## EXERCISE OBJECTIVE
Lines from the one containing "Convert this chart" to the one containing "1.9, 5.0, 5.6]", both lines included, are to be extracted exactly from the data below; pictures are excluded.
=== DATA RECORDS ===
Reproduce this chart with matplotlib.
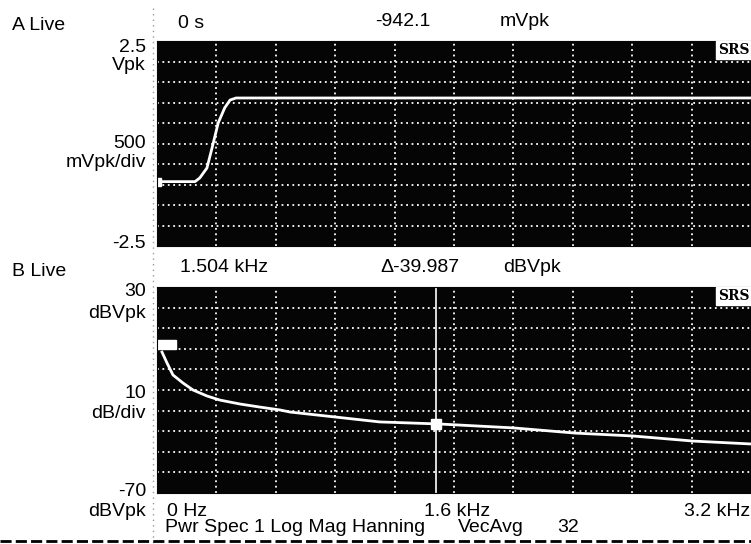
import matplotlib
matplotlib.use("Agg")
import matplotlib.pyplot as plt
from matplotlib.patches import Rectangle
from matplotlib.lines import Line2D

plt.rcParams['font.family'] = ['Liberation Sans', 'DejaVu Sans']

W, H = 751, 544

# --- data read off the screen capture ---
# channel A: time record, x in screen divisions (0..10), volts
time_div = [0.08, 0.64, 0.72, 0.84, 0.93, 1.03, 1.14, 1.23, 1.33, 10.0]
volts = [-0.93, -0.93, -0.84, -0.60, -0.09, 0.50, 0.87, 1.06, 1.11, 1.11]
a_marker_div, a_marker_v = 0.0, -0.942

# channel B: power spectrum, kHz vs dBVpk
freq_khz = [0.027, 0.054, 0.086, 0.140, 0.194, 0.269, 0.339, 0.447, 0.555,
            0.663, 0.717, 0.959, 1.20, 1.52, 1.92, 2.25, 2.56, 2.89, 3.2]
mag_db = [-1.6, -6.9, -12.7, -16.6, -20.0, -22.9, -24.9, -26.8, -28.3,
          -29.7, -30.7, -33.1, -35.5, -36.5, -38.4, -40.9, -42.3, -44.8, -46.2]
b_marker_khz, b_marker_db = 1.504, -36.5
b_ref_khz = (0.0, 0.10)
b_ref_db = (-0.1, 4.3)

x_ticks_b = ['0 Hz', '1.6 kHz', '3.2 kHz']


def fx(x):
    return x / W


def fy(y):
    return 1 - y / H


def put(x, y, s, ha='left', size=14, **kw):
    fig.text(fx(x), fy(y), s, ha=ha, va='center', fontsize=size, color='black', **kw)


def style_screen(ax, xmax, ymin, ymax):
    ax.set_facecolor('#050505')
    ax.set_xlim(0, xmax)
    ax.set_ylim(ymin, ymax)
    ax.set_xticks([xmax * i / 10 for i in range(1, 10)])
    ax.set_yticks([ymin + (ymax - ymin) * i / 10 for i in range(1, 10)])
    ax.tick_params(length=0, labelbottom=False, labelleft=False)
    ax.grid(True, color='white', linestyle=(0, (1, 2)), linewidth=1.3)
    for sp in ax.spines.values():
        sp.set_color('#050505')
    ax.text(0.998, 0.99, 'SRS', transform=ax.transAxes, ha='right', va='top',
            fontsize=10, fontweight='bold', family='DejaVu Serif', color='black',
            bbox=dict(boxstyle='square,pad=0.15', fc='white', ec='white'))


fig = plt.figure(figsize=(W / 100, H / 100), dpi=100)

# panel A
axA = fig.add_axes([fx(157), fy(246), (W - 157) / W, 205 / H])
style_screen(axA, 10, -2.5, 2.5)
axA.plot(time_div, volts, color='white', lw=2)
axA.plot([a_marker_div], [a_marker_v], 's', color='white', ms=6)

# panel B
axB = fig.add_axes([fx(157), fy(493), (W - 157) / W, 206 / H])
style_screen(axB, 3.2, -70, 30)
axB.plot(freq_khz, mag_db, color='white', lw=2)
axB.axvline(b_marker_khz, color='white', lw=1.2)
axB.plot([b_marker_khz], [b_marker_db], 's', color='white', ms=7)
axB.add_patch(Rectangle((b_ref_khz[0], b_ref_db[0]), b_ref_khz[1] - b_ref_khz[0],
                        b_ref_db[1] - b_ref_db[0], color='white'))

# header texts
put(12, 25, 'A Live')
put(178, 23, '0 s')
put(375, 21, '-942.1')
put(500, 21, 'mVpk')

put(12, 271, 'B Live')
put(180, 268, '1.504 kHz')
put(380, 268, '\u0394-39.987')
put(503, 268, 'dBVpk')

# y scale labels
for y, s in [(47, '2.5'), (65, 'Vpk'), (143, '500'), (163, 'mVpk/div'), (243, '-2.5'),
             (292, '30'), (313, 'dBVpk'), (393, '10'), (414, 'dB/div'),
             (491, '-70'), (511, 'dBVpk')]:
    put(146, y, s, ha='right')

# x scale labels
put(167, 511, x_ticks_b[0])
put(457, 511, x_ticks_b[1], ha='center')
put(750, 511, x_ticks_b[2], ha='right')
put(165, 527, 'Pwr Spec 1 Log Mag Hanning')
put(458, 527, 'VecAvg')
put(557, 527, '32')

# separator lines of the printout
fig.add_artist(Line2D([fx(153), fx(153)], [fy(8), fy(544)], color='#999999',
                      lw=1, linestyle=(0, (1, 3))))
fig.add_artist(Line2D([0, 1], [fy(541), fy(541)], color='black',
                      lw=2, linestyle=(0, (4, 1.5))))

fig.savefig('out.png', dpi=100)
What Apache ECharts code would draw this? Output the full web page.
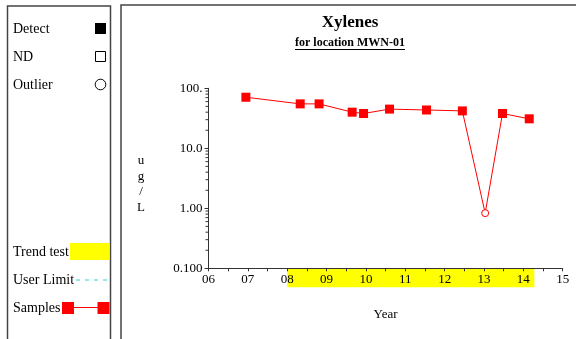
<!DOCTYPE html>
<html>
<head>
<meta charset="utf-8">
<script src="https://cdn.jsdelivr.net/npm/echarts@6/dist/echarts.min.js"></script>
<style>
  html, body { margin: 0; padding: 0; background: #fff; }
  #chart { width: 576px; height: 339px; }
</style>
</head>
<body>
<div id="chart"></div>
<script>
// Xylenes concentrations, location MWN-01 (decimal calendar years)
const sampleYears  = [2006.95, 2008.33, 2008.81, 2009.65, 2009.94, 2010.60, 2011.54, 2012.45, 2013.03, 2013.47, 2014.15];
const sampleValues = [71, 55, 55, 40, 38, 45, 43.5, 42, 0.83, 38, 31];
const outlierFlags = [false, false, false, false, false, false, false, false, true, false, false];

// trend test period
const trendStart = 2008.0;
const trendEnd   = 2014.28;

// axis ticks
const yTickValues = [0.1, 1, 10, 100];
const yTickLabels = ['0.100', '1.00', '10.0', '100.'];
const yMinorValues = [];
for (let d = -1; d < 2; d++) {
  for (let m = 2; m <= 9; m++) yMinorValues.push(m * Math.pow(10, d));
}

const SERIF = "'Liberation Serif', 'Times New Roman', serif";
const RED = '#ff0000';
const AXIS = '#333';

const chart = echarts.init(document.getElementById('chart'), null, { renderer: 'canvas' });

const sampleData = sampleYears.map((x, i) => {
  const item = { value: [x, sampleValues[i]] };
  if (outlierFlags[i]) {
    item.symbol = 'circle';
    item.symbolSize = 7;
    item.itemStyle = { color: '#fff', borderColor: RED, borderWidth: 1 };
  }
  return item;
});

// underline width for the subtitle
function textWidth(str, font) {
  const c = document.createElement('canvas').getContext('2d');
  c.font = font;
  return c.measureText(str).width;
}
const subTitle = 'for location MWN-01';
const subFont = 'bold 12px ' + SERIF;
const subW = textWidth(subTitle, subFont);
const titleCx = 350;

const graphics = [
  // legend panel frame
  { type: 'rect', shape: { x: 7.5, y: 6, width: 103, height: 345 },
    style: { fill: 'none', stroke: '#444', lineWidth: 1.5 } },
  // chart panel frame
  { type: 'rect', shape: { x: 121, y: 5, width: 470, height: 345 },
    style: { fill: 'none', stroke: '#444', lineWidth: 1.5 } },

  // legend entries
  { type: 'text', x: 13, y: 29, style: { text: 'Detect', font: '14px ' + SERIF, fill: '#000', verticalAlign: 'middle' } },
  { type: 'rect', shape: { x: 95, y: 23, width: 11, height: 11 }, style: { fill: '#000' } },
  { type: 'text', x: 13, y: 57, style: { text: 'ND', font: '14px ' + SERIF, fill: '#000', verticalAlign: 'middle' } },
  { type: 'rect', shape: { x: 95.5, y: 51.5, width: 10, height: 10 }, style: { fill: '#fff', stroke: '#000', lineWidth: 1 } },
  { type: 'text', x: 13, y: 85, style: { text: 'Outlier', font: '14px ' + SERIF, fill: '#000', verticalAlign: 'middle' } },
  { type: 'circle', shape: { cx: 100.5, cy: 84.5, r: 5.3 }, style: { fill: '#fff', stroke: '#000', lineWidth: 1 } },

  { type: 'text', x: 13, y: 252, style: { text: 'Trend test', font: '14px ' + SERIF, fill: '#000', verticalAlign: 'middle' } },
  { type: 'rect', shape: { x: 70, y: 243, width: 39.5, height: 17 }, style: { fill: '#ffff00' } },
  { type: 'text', x: 13, y: 280, style: { text: 'User Limit', font: '14px ' + SERIF, fill: '#000', verticalAlign: 'middle' } },
  { type: 'line', shape: { x1: 76, y1: 280, x2: 110, y2: 280 },
    style: { stroke: '#33cccc', lineWidth: 1, lineDash: [4, 5] } },
  { type: 'text', x: 13, y: 308, style: { text: 'Samples', font: '14px ' + SERIF, fill: '#000', verticalAlign: 'middle' } },
  { type: 'line', shape: { x1: 68, y1: 307.5, x2: 103, y2: 307.5 }, style: { stroke: RED, lineWidth: 1 } },
  { type: 'rect', shape: { x: 62, y: 302, width: 12, height: 12 }, style: { fill: RED } },
  { type: 'rect', shape: { x: 97.5, y: 302, width: 12, height: 12 }, style: { fill: RED } },

  // titles
  { type: 'text', x: titleCx, y: 23, style: { text: 'Xylenes', font: 'bold 17px ' + SERIF, fill: '#000', align: 'center', verticalAlign: 'middle' } },
  { type: 'text', x: titleCx, y: 43, style: { text: subTitle, font: subFont, fill: '#000', align: 'center', verticalAlign: 'middle' } },
  { type: 'line', shape: { x1: titleCx - subW / 2, y1: 49.5, x2: titleCx + subW / 2, y2: 49.5 }, style: { stroke: '#000', lineWidth: 1 } },

  // y axis unit, stacked
  { type: 'text', x: 141, y: 184, style: { text: 'u\ng\n/\nL', font: '13px ' + SERIF, fill: '#000', align: 'center', verticalAlign: 'middle', lineHeight: 15.5 } }
];

const option = {
  animation: false,
  backgroundColor: '#fff',
  grid: { left: 208.5, right: 13.3, top: 88.3, bottom: 70.7, containLabel: false },
  xAxis: {
    type: 'value',
    min: 2006, max: 2015, interval: 0.5,
    z: 5,
    name: 'Year', nameLocation: 'middle', nameGap: 40,
    nameTextStyle: { fontFamily: SERIF, fontSize: 13, color: '#000' },
    axisLine: { lineStyle: { color: AXIS, width: 1 } },
    axisTick: { length: 3, lineStyle: { color: AXIS } },
    splitLine: { show: false },
    axisLabel: {
      interval: 0, margin: 5, fontFamily: SERIF, fontSize: 13, color: '#000',
      showMinLabel: true, showMaxLabel: true,
      formatter: v => Math.abs(v - Math.round(v)) < 1e-6 ? String(Math.round(v) % 100).padStart(2, '0') : ''
    }
  },
  yAxis: {
    type: 'log', logBase: 10, min: 0.1, max: 100,
    z: 5,
    axisLine: { show: true, lineStyle: { color: AXIS, width: 1 } },
    axisTick: { show: true, length: 4, lineStyle: { color: AXIS } },
    splitLine: { show: false },
    axisLabel: {
      margin: 6, fontFamily: SERIF, fontSize: 13, color: '#000',
      formatter: v => {
        const i = yTickValues.findIndex(t => Math.abs(Math.log10(t) - Math.log10(v)) < 1e-6);
        return i >= 0 ? yTickLabels[i] : '';
      }
    }
  },
  graphic: graphics,
  series: [
    {
      // trend test period shown as a band under the time axis
      type: 'custom', z: 1, silent: true, clip: false,
      data: [[trendStart, yTickValues[0], trendEnd]],
      encode: { x: 0, y: 1 },
      renderItem: (params, api) => {
        const p1 = api.coord([api.value(0), api.value(1)]);
        const p2 = api.coord([api.value(2), api.value(1)]);
        return { type: 'rect', shape: { x: p1[0], y: p1[1], width: p2[0] - p1[0], height: 19 }, style: { fill: '#ffff00' } };
      }
    },
    {
      // logarithmic minor ticks on the concentration axis
      type: 'custom', z: 6, silent: true, clip: false,
      data: yMinorValues.map(v => [2006, v]),
      encode: { x: 0, y: 1 },
      renderItem: (params, api) => {
        const p = api.coord([api.value(0), api.value(1)]);
        return { type: 'line', shape: { x1: p[0] - 3, y1: p[1], x2: p[0], y2: p[1] }, style: { stroke: AXIS, lineWidth: 1 } };
      }
    },
    {
      name: 'Samples', type: 'line', z: 3,
      data: sampleData,
      symbol: 'rect', symbolSize: 9, showAllSymbol: true,
      itemStyle: { color: RED },
      lineStyle: { color: RED, width: 1 }
    }
  ]
};

chart.setOption(option);
</script>
</body>
</html>
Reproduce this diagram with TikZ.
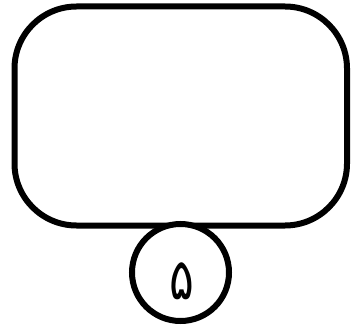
\documentclass[tikz,border=0pt]{standalone}
\usepackage{fontspec}
\usepackage{graphicx}
\newfontfamily\arabicfont[Script=Arabic]{DejaVu Sans}
\TeXXeTstate=1
\begin{document}
\begin{tikzpicture}[x=1pt,y=-1pt,
  outline/.style={draw=black, line width=6pt, inner sep=0pt},
  panel/.style={outline, rectangle, rounded corners=62pt, minimum width=332.5pt, minimum height=219pt},
  badge/.style={outline, circle, fill=white, minimum size=97pt},
  digit/.style={inner sep=0pt, font=\arabicfont\fontsize{44}{50}\selectfont}]
\useasboundingbox (0,0) rectangle (352,331);
\node[panel] (box) at (180.75,116) {};
\node[badge] (num) at (180.5,272.5) {};
\node[digit] (numtext) at (181.5,281) {\scalebox{1.05}[1.3]{\beginR ۵\endR}};
\end{tikzpicture}
\end{document}
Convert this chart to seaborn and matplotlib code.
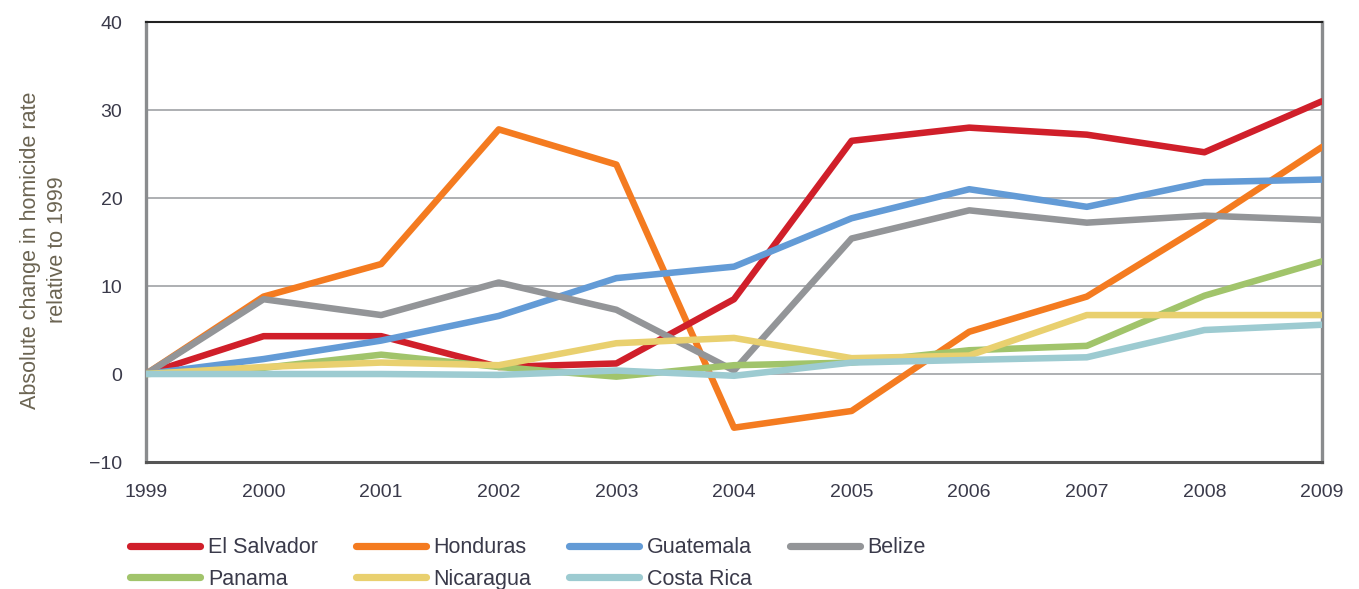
import pandas as pd
import seaborn as sns
import matplotlib.pyplot as plt
from matplotlib.lines import Line2D

# --- DATA ---
years = [1999, 2000, 2001, 2002, 2003, 2004, 2005, 2006, 2007, 2008, 2009]
el_salvador = [0, 4.3, 4.3, 0.8, 1.2, 8.5, 26.5, 28.0, 27.2, 25.2, 31.0]
honduras = [0, 8.8, 12.5, 27.8, 23.8, -6.1, -4.2, 4.8, 8.8, 17.0, 25.8]
guatemala = [0, 1.7, 3.8, 6.6, 10.9, 12.2, 17.7, 21.0, 19.0, 21.8, 22.1]
belize = [0, 8.5, 6.7, 10.4, 7.3, 0.4, 15.4, 18.6, 17.2, 18.0, 17.5]
panama = [0, 0.7, 2.2, 0.8, -0.3, 1.0, 1.3, 2.7, 3.2, 8.9, 12.8]
nicaragua = [0, 0.8, 1.3, 1.0, 3.5, 4.1, 1.8, 2.1, 6.7, 6.7, 6.7]
costa_rica = [0, 0, 0, -0.1, 0.4, -0.2, 1.3, 1.6, 1.9, 5.0, 5.6]

countries = ["El Salvador", "Honduras", "Guatemala", "Belize",
             "Panama", "Nicaragua", "Costa Rica"]
series = [el_salvador, honduras, guatemala, belize, panama, nicaragua, costa_rica]
colors = ["#d01f2a", "#f47b20", "#639bd6", "#939598",
          "#a1c46b", "#e9d06f", "#9dcbd1"]
palette = dict(zip(countries, colors))

rows = []
for name, vals in zip(countries, series):
    for y, v in zip(years, vals):
        rows.append({"year": y, "country": name, "value": v})
df = pd.DataFrame(rows)

# --- PLOT ---
sns.set_style("white")
plt.rcParams['font.family'] = ['Liberation Sans', 'DejaVu Sans']

fig = plt.figure(figsize=(13.59, 5.89), dpi=100)
ax = fig.add_axes([0.1074, 0.2156, 0.8654, 0.747])

# drawing order so the lower series sit on top as in the reference
draw_order = ["Honduras", "El Salvador", "Guatemala", "Belize",
              "Panama", "Nicaragua", "Costa Rica"]
sns.lineplot(data=df, x="year", y="value", hue="country",
             hue_order=draw_order, palette=palette, linewidth=4.7,
             legend=False, ax=ax, zorder=3)

ax.set_xlim(1999, 2009)
ax.set_ylim(-10, 40)
ax.set_xticks(years)
ax.set_yticks([-10, 0, 10, 20, 30, 40])
ax.set_yticklabels(["\u221210", "0", "10", "20", "30", "40"])
ax.grid(axis="y", color="#a7a9ac", linewidth=1.3, zorder=0)
ax.grid(axis="x", visible=False)

for side in ["left", "right"]:
    ax.spines[side].set_color("#8a8c8e")
    ax.spines[side].set_linewidth(2.4)
ax.spines["bottom"].set_color("#555555")
ax.spines["bottom"].set_linewidth(2.2)
ax.spines["top"].set_color("#222222")
ax.spines["top"].set_linewidth(1.5)

ax.tick_params(axis="both", direction="out", length=8, width=1.4,
               color="#222222", labelsize=14, labelcolor="#3a3a4a")
ax.tick_params(axis="y", pad=9)
ax.tick_params(axis="x", pad=8)
ax.set_xlabel("")
ax.set_ylabel("Absolute change in homicide rate\nrelative to 1999",
              fontsize=15.5, color="#6b6452", linespacing=1.4)
ax.yaxis.set_label_coords(-0.066, 0.482)

# legend: row-major order (El Salvador, Honduras, Guatemala, Belize / Panama, ...)
leg_order = ["El Salvador", "Panama", "Honduras", "Nicaragua",
             "Guatemala", "Costa Rica", "Belize"]
handles = [Line2D([0], [0], color=palette[c], linewidth=5.2) for c in leg_order]
fig.legend(handles, leg_order, ncol=4, loc="upper left",
           bbox_to_anchor=(0.0957, 0.0875), frameon=False, fontsize=15.5,
           borderpad=0, borderaxespad=0,
           handlelength=3.25, handletextpad=0.37, columnspacing=1.75,
           labelspacing=0.48, labelcolor="#3a3a4a")

fig.savefig("out.png", dpi=100)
===
## RESPONSE
Convert this chart to seaborn and matplotlib code.
import pandas as pd
import seaborn as sns
import matplotlib.pyplot as plt
from matplotlib.lines import Line2D

# --- DATA ---
years = [1999, 2000, 2001, 2002, 2003, 2004, 2005, 2006, 2007, 2008, 2009]
el_salvador = [0, 4.3, 4.3, 0.8, 1.2, 8.5, 26.5, 28.0, 27.2, 25.2, 31.0]
honduras = [0, 8.8, 12.5, 27.8, 23.8, -6.1, -4.2, 4.8, 8.8, 17.0, 25.8]
guatemala = [0, 1.7, 3.8, 6.6, 10.9, 12.2, 17.7, 21.0, 19.0, 21.8, 22.1]
belize = [0, 8.5, 6.7, 10.4, 7.3, 0.4, 15.4, 18.6, 17.2, 18.0, 17.5]
panama = [0, 0.7, 2.2, 0.8, -0.3, 1.0, 1.3, 2.7, 3.2, 8.9, 12.8]
nicaragua = [0, 0.8, 1.3, 1.0, 3.5, 4.1, 1.8, 2.1, 6.7, 6.7, 6.7]
costa_rica = [0, 0, 0, -0.1, 0.4, -0.2, 1.3, 1.6, 1.9, 5.0, 5.6]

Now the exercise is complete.